‘The Last Days of American Crime’ is a Netflix crime thriller directed by French filmmaker Olivier Megaton based on the graphic novel of the same name by Rick Remender and Greg Tocchini. It was made by Radical Studios and Mandalay Pictures.
Career criminal Graham Bricke (Édgar Ramírez) is living in the United States as the government launches API, a signal that disables criminals in the act of a crime. There is chaos as Americans flee to Canada so that they cannot be hit by it. After Graham loses his brother in prison, he is approached by Kevin Dash (Michael Pitt) and Shelby Dupree (Anna Brewster) to pull off one final crime before the signal activates in order to escape to Canada and live off their new winnings. At first, Bricke is hesitant, but when Kevin tells him that his brother was killed by prison guards who used the signal against him, he agrees.

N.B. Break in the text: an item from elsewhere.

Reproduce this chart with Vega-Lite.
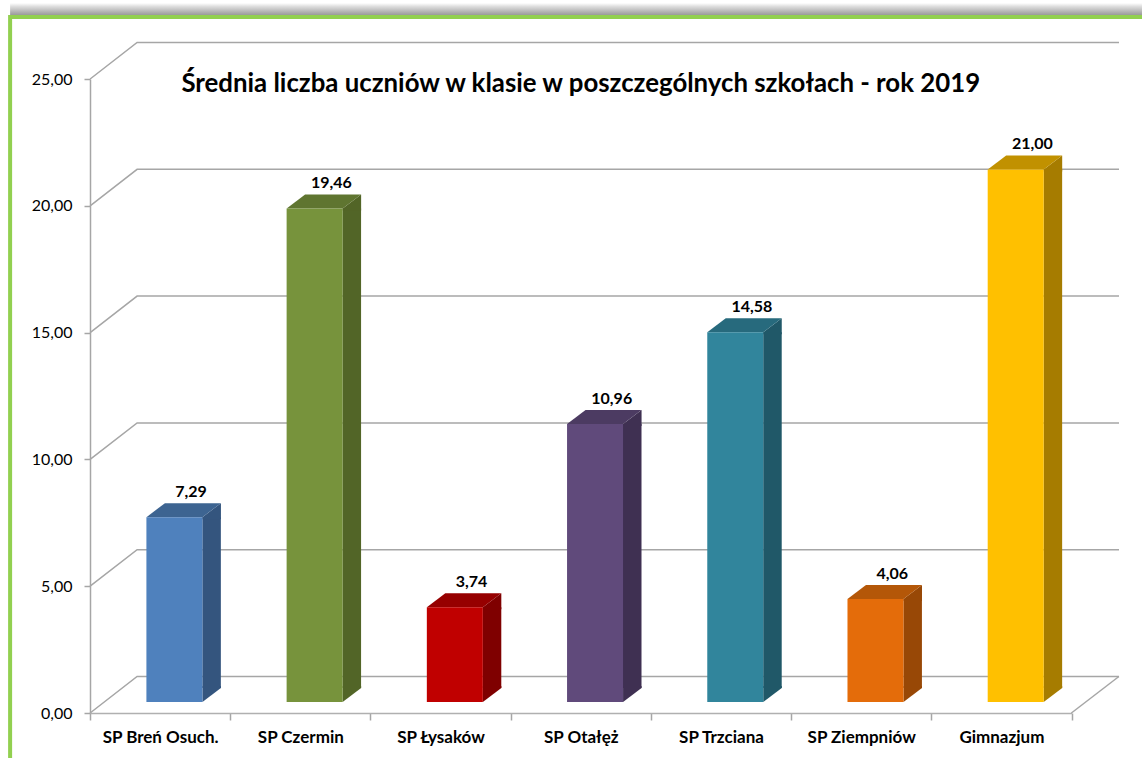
{"$schema":"https://vega.github.io/schema/vega-lite/v6.json","width":981.5,"height":634,"autosize":{"type":"none"},"padding":{"left":90,"top":79,"right":70.5,"bottom":45},"background":"white","config":{"view":{"stroke":null},"locale":{"number":{"decimal":",","thousands":" ","grouping":[3],"currency":["","zł"]}},"font":"Lato"},"title":{"text":"Średnia liczba uczniów w klasie w poszczególnych szkołach - rok 2019","font":"Lato","fontSize":25.8,"fontWeight":"bold","color":"#000000","anchor":"middle","offset":-95},"data":{"values":[{"school":"SP Breń Osuch.","value":7.29},{"school":"SP Czermin","value":19.46},{"school":"SP Łysaków","value":3.74},{"school":"SP Otałęż","value":10.96},{"school":"SP Trzciana","value":14.58},{"school":"SP Ziempniów","value":4.06},{"school":"Gimnazjum","value":21.0}]},"resolve":{"scale":{"color":"independent"}},"layer":[{"data":{"values":[{"level":0},{"level":5},{"level":10},{"level":15},{"level":20},{"level":25}]},"mark":{"type":"point","shape":"M-70,0L-23,-36.5L958.9,-36.5","size":4,"filled":false,"stroke":"#a6a6a6","strokeWidth":1.5,"opacity":1},"encoding":{"x":{"datum":"SP Breń Osuch.","type":"nominal","scale":{"domain":["SP Breń Osuch.","SP Czermin","SP Łysaków","SP Otałęż","SP Trzciana","SP Ziempniów","Gimnazjum"],"paddingInner":0,"paddingOuter":0},"axis":{"title":null,"labelAngle":0,"labelFont":"Lato","labelFontSize":17,"labelFontWeight":"bold","labelColor":"#000000","labelPadding":9,"tickBand":"extent","tickSize":7,"tickColor":"#a6a6a6","tickWidth":1.5,"domainColor":"#b0b0b0","domainWidth":1.5,"grid":false}},"y":{"field":"level","type":"quantitative","scale":{"domain":[0,25],"nice":false},"axis":{"title":null,"values":[0,5,10,15,20,25],"format":".2f","labelFont":"Lato","labelFontSize":16,"labelColor":"#000000","labelPadding":12,"tickSize":6,"tickColor":"#a6a6a6","tickWidth":1.5,"domainColor":"#a6a6a6","domainWidth":1.5,"grid":false}}}},{"data":{"values":[{"level":0}]},"mark":{"type":"point","shape":"M70,0L117.5,-36.5","size":4,"filled":false,"stroke":"#a6a6a6","strokeWidth":1.5,"opacity":1},"encoding":{"x":{"datum":"Gimnazjum","type":"nominal"},"y":{"field":"level","type":"quantitative"}}},{"data":{"values":[{"level":25}]},"mark":{"type":"point","shape":"M-150,-76L1000,-76L1000,-64L-150,-64Z","size":4,"filled":true,"strokeWidth":0,"opacity":1,"fill":{"x1":0,"y1":0,"x2":0,"y2":1,"gradient":"linear","stops":[{"offset":0,"color":"#ffffff"},{"offset":0.3,"color":"#dcdcdc"},{"offset":1,"color":"#9a9a9a"}]}},"encoding":{"x":{"datum":"SP Breń Osuch.","type":"nominal"},"y":{"field":"level","type":"quantitative"}}},{"data":{"values":[{"level":25}]},"mark":{"type":"point","shape":"M-150,690L-150,-62L1000,-62","size":4,"filled":false,"stroke":"#92d050","strokeWidth":4,"opacity":1},"encoding":{"x":{"datum":"SP Breń Osuch.","type":"nominal"},"y":{"field":"level","type":"quantitative"}}},{"mark":{"type":"bar","width":18.5,"xOffset":51.5,"yOffset":-11,"y2Offset":-25},"encoding":{"x":{"field":"school","type":"nominal"},"y":{"field":"value","type":"quantitative"},"y2":{"datum":0},"color":{"field":"school","type":"nominal","legend":null,"scale":{"domain":["SP Breń Osuch.","SP Czermin","SP Łysaków","SP Otałęż","SP Trzciana","SP Ziempniów","Gimnazjum"],"range":["#34557e","#526527","#7f0000","#3f3052","#205868","#984806","#a67c00"]}}}},{"mark":{"type":"point","shape":"M42.3,-11L60.8,-25L60.8,-9L42.3,-9Z","size":4,"filled":true,"strokeWidth":0,"opacity":1},"encoding":{"x":{"field":"school","type":"nominal"},"y":{"field":"value","type":"quantitative"},"color":{"field":"school","type":"nominal","legend":null,"scale":{"domain":["SP Breń Osuch.","SP Czermin","SP Łysaków","SP Otałęż","SP Trzciana","SP Ziempniów","Gimnazjum"],"range":["#34557e","#526527","#7f0000","#3f3052","#205868","#984806","#a67c00"]}}}},{"mark":{"type":"point","shape":"M42.3,-27L60.8,-27L60.8,-25L42.3,-11Z","size":4,"filled":true,"strokeWidth":0,"opacity":1},"encoding":{"x":{"field":"school","type":"nominal"},"y":{"datum":0},"color":{"field":"school","type":"nominal","legend":null,"scale":{"domain":["SP Breń Osuch.","SP Czermin","SP Łysaków","SP Otałęż","SP Trzciana","SP Ziempniów","Gimnazjum"],"range":["#34557e","#526527","#7f0000","#3f3052","#205868","#984806","#a67c00"]}}}},{"mark":{"type":"point","shape":"M-13.7,-11L4.8,-25L60.8,-25L42.3,-11Z","size":4,"filled":true,"strokeWidth":0,"opacity":1},"encoding":{"x":{"field":"school","type":"nominal"},"y":{"field":"value","type":"quantitative"},"color":{"field":"school","type":"nominal","legend":null,"scale":{"domain":["SP Breń Osuch.","SP Czermin","SP Łysaków","SP Otałęż","SP Trzciana","SP Ziempniów","Gimnazjum"],"range":["#3d6491","#5f7530","#960000","#4c3b62","#276a7d","#b45708","#c19100"]}}}},{"mark":{"type":"bar","width":56,"xOffset":14.3,"yOffset":-11,"y2Offset":-11},"encoding":{"x":{"field":"school","type":"nominal"},"y":{"field":"value","type":"quantitative"},"y2":{"datum":0},"color":{"field":"school","type":"nominal","legend":null,"scale":{"domain":["SP Breń Osuch.","SP Czermin","SP Łysaków","SP Otałęż","SP Trzciana","SP Ziempniów","Gimnazjum"],"range":["#4f81bd","#77933c","#c00000","#604a7b","#31859c","#e46c0a","#ffc000"]}}}},{"mark":{"type":"text","font":"Lato","fontSize":16,"fontWeight":"bold","color":"#000000","xOffset":31,"yOffset":-36,"baseline":"middle"},"encoding":{"x":{"field":"school","type":"nominal"},"y":{"field":"value","type":"quantitative"},"text":{"field":"value","type":"quantitative","format":".2f"}}}]}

The opening sequence to the film, when Bricke confronts the men who betrayed his gang, is the best of the movie. It is well-shot and well-acted with a terrifying crescendo that really shows the dark nature of crime. It seems to be circular from beginning to end and while that scene is well-done, I cannot say the same for the rest of the movie.
After that, the movie becomes a convoluted mess. They introduce characters that make you think they are significant only to have them disappear mere minutes later. Or a character will just appear out of nowhere and their significance will not be explained. Even some of the main characters seem to just be there to force the plot to move forward because, without their expertise, the goal of the scene could not be accomplished. It made a lot of them lack depth and seem two dimensional.

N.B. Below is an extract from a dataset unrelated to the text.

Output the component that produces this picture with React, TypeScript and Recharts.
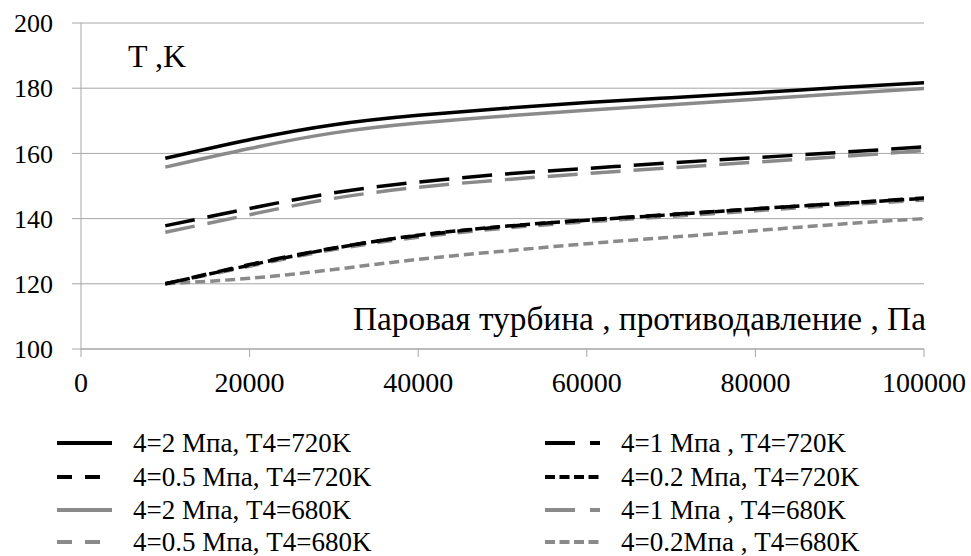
import { CartesianGrid, Line, LineChart, XAxis, YAxis } from "recharts";

const SERIF = "Liberation Serif, Times New Roman, serif";
const BLACK = "#000000";
const GRAY = "#8a8a8a";
const AXIS = "#a6a6a6";

// backpressure, Pa
const pressure = [10000, 20000, 30000, 40000, 50000, 60000, 70000, 80000, 90000, 100000];

// T, K
const t2_720 = [158.5, 164.2, 168.8, 171.7, 173.8, 175.6, 177.1, 178.6, 180.2, 181.7];
const t1_720 = [137.8, 143.1, 147.9, 151.2, 153.6, 155.4, 157.1, 158.7, 160.3, 162.0];
const t05_720 = [120.0, 125.9, 131.0, 134.8, 137.5, 139.6, 141.3, 143.0, 144.7, 146.3];
const t02_720 = [120.0, 125.7, 130.9, 134.9, 137.6, 139.5, 141.2, 143.0, 144.6, 146.2];
const t2_680 = [155.8, 161.5, 166.3, 169.3, 171.4, 173.2, 174.9, 176.6, 178.3, 179.9];
const t1_680 = [135.8, 141.2, 146.2, 149.6, 151.9, 153.8, 155.6, 157.3, 159.0, 160.9];
const t05_680 = [120.0, 125.4, 130.5, 134.3, 137.0, 139.0, 140.7, 142.4, 144.1, 145.7];
const t02_680 = [120.0, 121.7, 124.4, 127.5, 130.0, 132.3, 134.3, 136.3, 138.3, 140.0];

const xTicks = [0, 20000, 40000, 60000, 80000, 100000];
const yTicks = [100, 120, 140, 160, 180, 200];

const series = [
  { key: "t2_680", name: "4=2 Мпа, T4=680K", values: t2_680, color: GRAY, dash: undefined, legendDash: undefined, col: 0, row: 2 },
  { key: "t1_680", name: "4=1 Мпа , T4=680K", values: t1_680, color: GRAY, dash: "30 13", legendDash: "30 15", col: 1, row: 2 },
  { key: "t05_680", name: "4=0.5 Мпа, T4=680K", values: t05_680, color: GRAY, dash: "15 12", legendDash: "15 13", col: 0, row: 3 },
  { key: "t02_680", name: "4=0.2Мпа , T4=680K", values: t02_680, color: GRAY, dash: "10 5", legendDash: "10 4.5", col: 1, row: 3 },
  { key: "t2_720", name: "4=2 Мпа, T4=720K", values: t2_720, color: BLACK, dash: undefined, legendDash: undefined, col: 0, row: 0 },
  { key: "t1_720", name: "4=1 Мпа , T4=720K", values: t1_720, color: BLACK, dash: "30 13", legendDash: "30 15", col: 1, row: 0 },
  { key: "t05_720", name: "4=0.5 Мпа, T4=720K", values: t05_720, color: BLACK, dash: "15 12", legendDash: "15 13", col: 0, row: 1 },
  { key: "t02_720", name: "4=0.2 Мпа, T4=720K", values: t02_720, color: BLACK, dash: "10 5", legendDash: "10 4.5", col: 1, row: 1 },
];

const data = pressure.map((p, i) => {
  const row: Record<string, number> = { p };
  series.forEach((s) => (row[s.key] = s.values[i]));
  return row;
});

const legendRows = [443, 477, 510, 542];
const legendCols = [57, 545];

function ChartLegend() {
  return (
    <svg width={971} height={556} style={{ position: "absolute", left: 0, top: 0, pointerEvents: "none" }}>
      {series.map((s) => {
        const x = legendCols[s.col];
        const y = legendRows[s.row];
        return (
          <g key={s.key}>
            <line x1={x} x2={x + 55} y1={y} y2={y} stroke={s.color} strokeWidth={4} strokeDasharray={s.legendDash} />
            <text x={x + 76} y={y} dy="0.34em" style={{ fontFamily: SERIF, fontSize: 27 }} fill="#000">
              {s.name}
            </text>
          </g>
        );
      })}
    </svg>
  );
}

export default function App() {
  return (
    <div style={{ position: "absolute", left: 0, top: 0, width: 971, height: 556, background: "#fff", fontFamily: SERIF }}>
      <LineChart width={971} height={556} data={data} margin={{ top: 23, right: 47, left: 0, bottom: 162 }}>
        <CartesianGrid vertical={false} stroke={AXIS} />
        <XAxis
          dataKey="p"
          type="number"
          domain={[0, 100000]}
          ticks={xTicks}
          height={45}
          stroke={AXIS}
          tickSize={8}
          tickMargin={15}
          tick={{ fill: "#000", fontSize: 28, style: { fontFamily: SERIF } }}
        />
        <YAxis
          type="number"
          domain={[100, 200]}
          ticks={yTicks}
          width={81}
          stroke={AXIS}
          tickSize={9}
          tickMargin={19}
          tick={{ fill: "#000", fontSize: 26, style: { fontFamily: SERIF } }}
        />
        {series.map((s) => (
          <Line
            key={s.key}
            dataKey={s.key}
            name={s.name}
            type="natural"
            stroke={s.color}
            strokeWidth={3.5}
            strokeDasharray={s.dash}
            dot={false}
            activeDot={false}
            isAnimationActive={false}
          />
        ))}
        <text x={128} y={67} style={{ fontFamily: SERIF, fontSize: 32 }} fill="#000">
          T ,K
        </text>
        <text
          x={353}
          y={330}
          textLength={573}
          lengthAdjust="spacingAndGlyphs"
          style={{ fontFamily: SERIF, fontSize: 33 }}
          fill="#000"
        >
          Паровая турбина , противодавление , Па
        </text>
      </LineChart>
      <ChartLegend />
    </div>
  );
}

There is a subplot involving a character named William Sawyer played by Sharlto Copley. He is a police officer who gets a probe meant to make him immune to the signal to better fight crime. His entire plot could have been cut from the movie because it clearly was just there to manifest the anti-law enforcement narrative in the film. It is not just Sawyer who is the problem, every officer is portrayed as corrupt and abusive. Not one is given any ray of hope or kindness. These whole sequences could have been removed and it may have made the movie a bit more passible.

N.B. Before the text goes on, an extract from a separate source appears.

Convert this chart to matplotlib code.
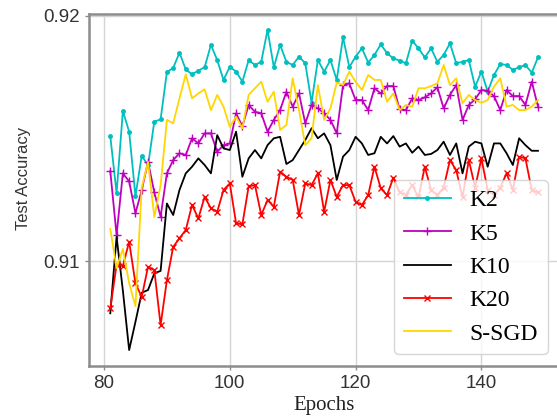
import matplotlib.pyplot as plt
import numpy as np

# test accuracy per epoch
epochs = np.arange(81, 150)

k2 = [0.91510, 0.91277, 0.91612, 0.91528, 0.91265, 0.91430, 0.91390, 0.91569, 0.91578, 0.91771,
      0.91788, 0.91850, 0.91782, 0.91762, 0.91777, 0.91791, 0.91882, 0.91820, 0.91739, 0.91793,
      0.91773, 0.91732, 0.91820, 0.91800, 0.91813, 0.91943, 0.91791, 0.91882, 0.91813, 0.91800,
      0.91834, 0.91807, 0.91646, 0.91820, 0.91773, 0.91820, 0.91739, 0.91913, 0.91791, 0.91834,
      0.91868, 0.91810, 0.91841, 0.91884, 0.91848, 0.91827, 0.91818, 0.91807, 0.91899, 0.91868,
      0.91831, 0.91868, 0.91813, 0.91841, 0.91888, 0.91807, 0.91813, 0.91820, 0.91711, 0.91773,
      0.91691, 0.91759, 0.91804, 0.91800, 0.91780, 0.91791, 0.91800, 0.91769, 0.91831]

k5 = [0.91367, 0.91106, 0.91358, 0.91325, 0.91195, 0.91290, 0.91405, 0.91280, 0.91181, 0.91358,
      0.91412, 0.91440, 0.91433, 0.91501, 0.91480, 0.91521, 0.91521, 0.91446, 0.91473, 0.91480,
      0.91603, 0.91550, 0.91637, 0.91609, 0.91603, 0.91528, 0.91576, 0.91616, 0.91691, 0.91630,
      0.91684, 0.91562, 0.91637, 0.91623, 0.91603, 0.91576, 0.91521, 0.91718, 0.91725, 0.91657,
      0.91657, 0.91616, 0.91705, 0.91684, 0.91714, 0.91714, 0.91619, 0.91616, 0.91664, 0.91657,
      0.91668, 0.91684, 0.91709, 0.91623, 0.91678, 0.91718, 0.91576, 0.91637, 0.91660, 0.91698,
      0.91695, 0.91673, 0.91616, 0.91698, 0.91673, 0.91673, 0.91637, 0.91732, 0.91630]

k10 = [0.90787, 0.91099, 0.90880, 0.90637, 0.90752, 0.90871, 0.90882, 0.90950, 0.90960, 0.91235,
       0.91188, 0.91290, 0.91358, 0.91385, 0.91419, 0.91392, 0.91358, 0.91514, 0.91460, 0.91453,
       0.91528, 0.91344, 0.91419, 0.91453, 0.91419, 0.91473, 0.91501, 0.91507, 0.91396, 0.91412,
       0.91453, 0.91494, 0.91542, 0.91501, 0.91521, 0.91473, 0.91331, 0.91426, 0.91453, 0.91507,
       0.91480, 0.91433, 0.91440, 0.91507, 0.91480, 0.91510, 0.91467, 0.91480, 0.91442, 0.91467,
       0.91433, 0.91437, 0.91453, 0.91487, 0.91433, 0.91480, 0.91358, 0.91467, 0.91487, 0.91480,
       0.91385, 0.91480, 0.91480, 0.91440, 0.91392, 0.91501, 0.91473, 0.91450, 0.91450]

k20 = [0.90807, 0.90984, 0.90980, 0.91079, 0.90909, 0.90854, 0.90977, 0.90963, 0.90739, 0.90922,
       0.91058, 0.91093, 0.91127, 0.91229, 0.91174, 0.91262, 0.91215, 0.91201, 0.91290, 0.91317,
       0.91154, 0.91150, 0.91305, 0.91310, 0.91188, 0.91249, 0.91222, 0.91365, 0.91344, 0.91331,
       0.91188, 0.91317, 0.91310, 0.91358, 0.91201, 0.91331, 0.91262, 0.91310, 0.91310, 0.91242,
       0.91229, 0.91269, 0.91385, 0.91297, 0.91269, 0.91340, 0.91280, 0.91270, 0.91310, 0.91260,
       0.91385, 0.91290, 0.91270, 0.91300, 0.91412, 0.91371, 0.91260, 0.91412, 0.91300, 0.91419,
       0.91290, 0.91270, 0.91300, 0.91358, 0.91290, 0.91426, 0.91419, 0.91290, 0.91280]

ssgd = [0.91131, 0.90971, 0.91050, 0.90910, 0.90816, 0.91300, 0.91405, 0.91180, 0.91310, 0.91576,
        0.91562, 0.91664, 0.91762, 0.91664, 0.91684, 0.91701, 0.91616, 0.91678, 0.91630, 0.91548,
        0.91589, 0.91542, 0.91678, 0.91705, 0.91732, 0.91650, 0.91691, 0.91535, 0.91555, 0.91746,
        0.91616, 0.91473, 0.91501, 0.91718, 0.91576, 0.91623, 0.91728, 0.91718, 0.91773, 0.91732,
        0.91698, 0.91759, 0.91739, 0.91739, 0.91650, 0.91684, 0.91616, 0.91637, 0.91630, 0.91705,
        0.91705, 0.91714, 0.91725, 0.91800, 0.91718, 0.91746, 0.91644, 0.91678, 0.91657, 0.91646,
        0.91657, 0.91711, 0.91746, 0.91630, 0.91637, 0.91616, 0.91616, 0.91630, 0.91657]

xticks = [80, 100, 120, 140]
yticks = [0.91, 0.92]

serif = 'Liberation Serif'
sans = 'Liberation Sans'

fig = plt.figure(figsize=(5.57, 4.18), dpi=100)
ax = fig.add_axes([0.1596, 0.1244, 0.8447, 0.8421])

ax.plot(epochs, k2, color='c', marker='.', ms=5, lw=1.3, label='K2')
ax.plot(epochs, k5, color='m', marker='+', ms=6, lw=1.3, label='K5')
ax.plot(epochs, k10, color='k', lw=1.3, label='K10')
ax.plot(epochs, k20, color='r', marker='x', ms=5, lw=1.3, label='K20')
ax.plot(epochs, ssgd, color='gold', lw=1.3, label='S-SGD')

ax.set_xlim(77.6, 152.4)
ax.set_ylim(0.90572, 0.92008)
ax.set_xticks(xticks)
ax.set_yticks(yticks)
ax.grid(color='#d4d4d4', lw=1)
ax.set_axisbelow(True)

for s in ax.spines.values():
    s.set_color('#8c8c8c')
    s.set_linewidth(1.8)

ax.tick_params(colors='#8c8c8c', labelcolor='#333333', labelsize=13.5, length=3, width=1)
for lab in ax.get_xticklabels() + ax.get_yticklabels():
    lab.set_family(sans)

ax.set_xlabel('Epochs', family=serif, fontsize=15, color='#222222', labelpad=3)
ax.set_ylabel('Test Accuracy', family=sans, fontsize=12, color='#333333')
ax.yaxis.set_label_coords(-0.140, 0.533)
ax.yaxis.label.set_verticalalignment('center')

ax.legend(loc='lower right', prop={'family': serif, 'size': 17})

plt.savefig('out.png', dpi=100)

The acting is not terrible, but the performers had some bad writing to work with. I have not read the graphic novel, so I cannot compare it in that way, but these guys wrote such a disjointed plot. The scenes and even the dialogue seemed to be disconnected and at times unrelated. There were some scenes where the characters were just doing something random and it had nothing to do with the film.
As I stated, the movie had a confusing narrative. At times, it seemed to be against the government implementing a signal to stop crime, but then it would bash police officers, the FBI, and even the US military. I can tell that Olivier Megaton has rarely visited America and when he did, he only stopped off at New York or Los Angeles because it definitely had a coastal elite vibe to how the story went off.
Bottom line, The Last Days of American Crime is a confusing narrative that does not seem to know what it wants to say. Wrap that in the disjointed plot, an army of useless characters, and poorly written dialogue and you have one film that is not worth it.
PARENTAL CONCERNS: Strong foul language, Bloody violence, Drug/Alcohol abuse, Sexual content
FAVORITE QUOTE: I made some bad choices.